"There is a critical need for a new paradigm in federal procurement," wrote OFPP chief Anne Rung.

"There is a critical need for a new paradigm in federal procurement," wrote OFPP chief Anne Rung. Commerce Department file photo

White House Procurement Chief Issues Steps to Simplify Acquisition

Agencies encouraged to centralize routine purchasing, share talent.

The administrator of federal procurement policy on Thursday delivered on a promise to help agencies cut complexity and avoid duplicative efforts in the governmentwide acquisition process.

The memo and a blog post from Anne Rung sought to encourage shared purchasing by category, cross-fertilization of talent and stronger relationships with industry.

“There is a critical need for a new paradigm in federal procurement,” Rung wrote. “The overwhelming feedback from industry and other stakeholders is that the sheer complexity of the federal contracting space is leading to less innovation, higher costs, and weaker performance. We have more than 3,300 contracting units across the federal government, but there’s very little sharing of information and best practices and very little collaboration across our organizations.”

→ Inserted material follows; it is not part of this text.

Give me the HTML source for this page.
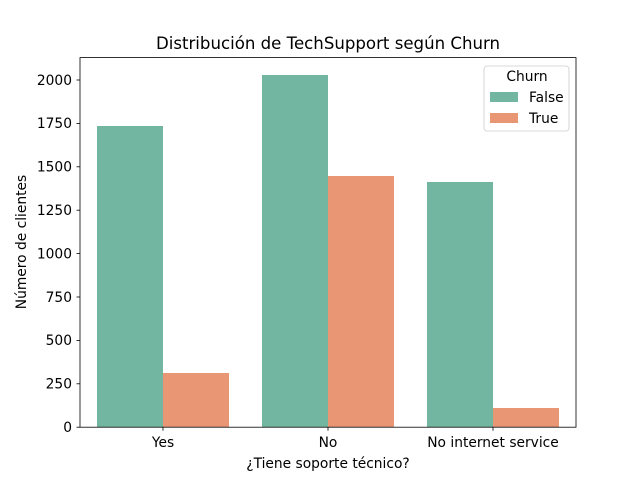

In recent feedback, industry bemoaned “100-page request for proposals with overly prescriptive, government-unique requirements, significant contract duplication across government, and very little sharing of pricing and other contract information between agencies and industry,” Rung’s memo said.

She credited the administration with saving $55 billion in fiscal 2013 through cutting unnecessary or overly expensive contracts. But she pointed to more than 23,000 different contract awards for human resources training and services the same year, and no central unit for comparing prices. “One company, for example, may have several thousand contracts with the federal government – yet it’s possible that no one entity would manage the relationship with that company government-wide,” Rung noted. She stressed that the new guidance represented a collaborative effort “from all spectrums of the acquisition world.”

The new guidance falls into three themes:

  • “Buying as one through category management” of routine purchases of goods and services, as is practiced in the United Kingdom, to free managers up for agency-specific buys;
  • “Deploying talent and tools across agencies and growing talent within agencies to drive innovation,” for which Rung’s office will team with the White House Office of Science and Technology Policy to improve innovation through digital services; and,
  • “Building stronger vendor relationships,” particularly with information technology contracts, for which agencies should develop more “customer-facing” online tools to tap innovations from industry, especially small business.

The guidance drew praise from the Professional Services Council, a contractors trade group, which said it would “inject much needed innovation into the contracting ecosystem.” President and CEO Stan Soloway said “the memo also reinforces the administrator’s important, continued push for better, more consistent and open communications between government and industry, which will foster better understanding of agency needs and result in innovative, cost-saving solutions.” He lauded the procurement shop’s efforts to ease company reporting burdens, having criticized other administrative policies that do require new reporting.